Modo geral, é possível viver sem assistir o Endless Eight completo, sendo preferível assistir o primeiro, segundo e oitavo episódios para fechar o argumento em si. Essa grande piada da produção (pois na light novel isso não é levado tão a sério) pode ter custado caro, mas só fez aumentar a popularidade — ainda que por vias negativas — e tratou de imortalizar a obra de vez como um “evento canônico” da cultura pop japonesa: é impossível esquecer a voz da irmã de Kyon repetindo a mesma frase, não importa quantos anos tenham se passado.
Kyon-kun, denwa!
Kyon-kun, o telefone!
God knows
Suzumiya Haruhi não inventa a roda e muito menos o gênero slice-of life. É verdade que o status cult que ganhou ao longo dos anos tem a ver com a febre por Haruhi em 2006, e hoje a produção não é tão lembrada senão pelos fãs mais ferrenhos de anime, contudo, em retroflexo, Suzumiya tem os seus méritos.
Haruhi é um projeto ousado e que poderia ou não dar certo hoje em dia, mas transmitir oito episódios quase idênticos em rede nacional é um movimento no mínimo audaz, e na opinião de quem vos fala um grande comprometimento com a arte, ainda que o único entretenimento que saia disso seja mórbido, e parece improvável para uma geração cada vez mais imediatista.
Para além do Eterno Agosto, mesmo sem uma animação das mais primorosas, o roteiro consegue sintetizar o espírito de acolhimento e deslocamento dos personagens da obra. Ao fim de horas de Haruhi, você vira também um membro da SOS Brigade, um sentimento que poucas obras conseguem fazer com louvor, como é o caso de “Steins;Gate”.

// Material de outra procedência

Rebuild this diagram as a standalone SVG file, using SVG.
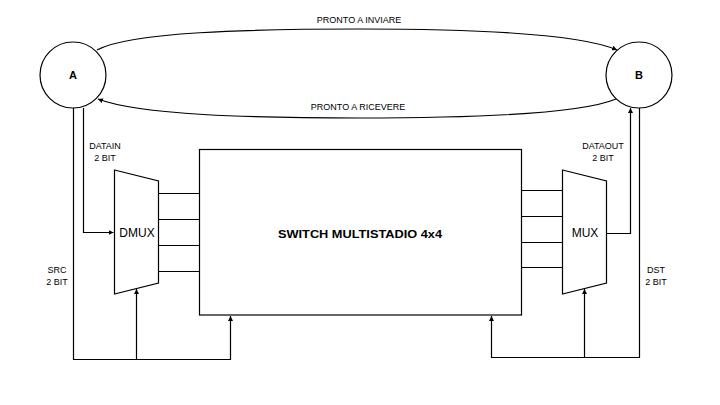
<svg xmlns="http://www.w3.org/2000/svg" width="720" height="405" viewBox="0 0 720 405">
<style>
.s{fill:none;stroke:#000;stroke-width:1.2}
.t{font-family:"Liberation Sans",Arial,sans-serif;font-size:9px;fill:#000;text-anchor:middle}
.n{font-family:"Liberation Sans",Arial,sans-serif;font-size:11px;font-weight:bold;fill:#000;text-anchor:middle}
.m{font-family:"Liberation Sans",Arial,sans-serif;font-size:12px;fill:#000;text-anchor:middle}
</style>
<defs>
<marker id="ah" viewBox="0 0 10 10" refX="10" refY="5" markerWidth="5" markerHeight="5" markerUnits="userSpaceOnUse" orient="auto">
<path d="M0,0 L10,5 L0,10 z" fill="#000"/>
</marker>
</defs>
<rect width="720" height="405" fill="#fff"/>
<g id="nodeA"><circle class="s" cx="73" cy="75" r="33"/><text class="n" x="73" y="79">A</text></g>
<g id="nodeB"><circle class="s" cx="639" cy="75" r="33"/><text class="n" x="639" y="79">B</text></g>
<g id="switch"><rect class="s" x="199.5" y="149.5" width="322" height="165.5"/><text class="n" x="360" y="238" font-size="13" textLength="164" lengthAdjust="spacingAndGlyphs">SWITCH MULTISTADIO 4x4</text></g>
<g id="dmux"><path class="s" d="M114.5,170 L158.5,181 L158.5,283 L114.5,294 Z"/><text class="m" x="137" y="236.5">DMUX</text></g>
<g id="mux"><path class="s" d="M562.5,170 L606.5,181 L606.5,283 L562.5,294 Z"/><text class="m" x="585" y="236.5">MUX</text></g>
<g id="connectors">
<path class="s" d="M97,50 C130,32 250,29 360,29 C470,29 580,34 617,50" marker-end="url(#ah)"/>
<path class="s" d="M616,99 C580,114 470,118 360,118 C250,118 140,115 98,99" marker-end="url(#ah)"/>
<path class="s" d="M83.5,108 L83.5,232.5 L113.5,232.5" marker-end="url(#ah)"/>
<path class="s" d="M73.5,108 L73.5,359.5 L230.5,359.5 L230.5,316" marker-end="url(#ah)"/>
<path class="s" d="M136.5,359.5 L136.5,289" marker-end="url(#ah)"/>
<path class="s" d="M158.5,193.5 H199.5 M158.5,219.5 H199.5 M158.5,245.5 H199.5 M158.5,271.5 H199.5"/>
<path class="s" d="M521.5,190.5 H562.5 M521.5,216.5 H562.5 M521.5,242.5 H562.5 M521.5,267.5 H562.5"/>
<path class="s" d="M606.5,233.5 L630.5,233.5 L630.5,108" marker-end="url(#ah)"/>
<path class="s" d="M639.5,108 L639.5,357.5 L491.5,357.5 L491.5,316" marker-end="url(#ah)"/>
<path class="s" d="M584.5,357.5 L584.5,289" marker-end="url(#ah)"/>
</g>
<g id="labels">
<text class="t" x="359" y="23">PRONTO A INVIARE</text>
<text class="t" x="358" y="110">PRONTO A RICEVERE</text>
<text class="t" x="105" y="149">DATAIN</text>
<text class="t" x="105" y="161">2 BIT</text>
<text class="t" x="57" y="273">SRC</text>
<text class="t" x="57" y="285">2 BIT</text>
<text class="t" x="603" y="149">DATAOUT</text>
<text class="t" x="603" y="161">2 BIT</text>
<text class="t" x="656" y="273">DST</text>
<text class="t" x="656" y="285">2 BIT</text>
</g>
</svg>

Será que Haruhi tem algum nível de ciência de seus poderes? Qual vai ser a próxima loucura que ela vai aprontar? Por que temos uma criatura alienígena tomando forma humana? Os mistérios podem ser os mais absurdos, porém. abordados de forma leve, a audiência é posta em uma rotina da qual quer fazer parte, um grupo de amigos zero convencional, e levar-se à época de colegial.
Falando em colegial, além de sintetizar esse sentimento de nostalgia por algo que muitos ainda podiam nem ter vivido (a graduação, os últimos anos de colégio…) — pois muitos fãs eram crianças à época — Suzumiya Haruhi faz o excelente trabalho de capturar a energia de um anime de seu tempo, desde referências até piadas, o que não quer dizer que (re)assistir Haruhi nos dias de hoje tenha se tornado datado.
É difícil mensurar o que foi o fenômeno Haruhi, mas existe um antes e existe um depois de sua exibição. Para começar, adaptações de light novel eram raras, o que mudou em 180º desde então. De certa forma, dá para pensar que sem Haruhi seria difícil haver o fenômeno “Sword Art Online”, e por consequência a onda de isekai a partir da década de 2010. Além disso, o fator de reassistibilidade é outra jogada genial para um slice of life, criando um anime de conforto, cativando uma legião de fãs, e vendendo toneladas de merchandising — o meme que foi a Hare Hare Yukai Dance, e o que falar do super tema que é “God Knows” cantado pela seiyuu Aya Hirano?
Vale frisar que Suzumiya Haruhi está longe de ser perfeito, algumas partes não envelheceram tão bem como deveriam. Se você está na dúvida do que assistir na próxima vez que parar para sentar, ir de coração aberto para essa experiência dificilmente não será parte memorável de sua memória como espectador, mas tente convencer um amigo ou dois a embarcar nessa —parte da febre de Haruhi está na experiência compartilhada de discutir com seus amigos.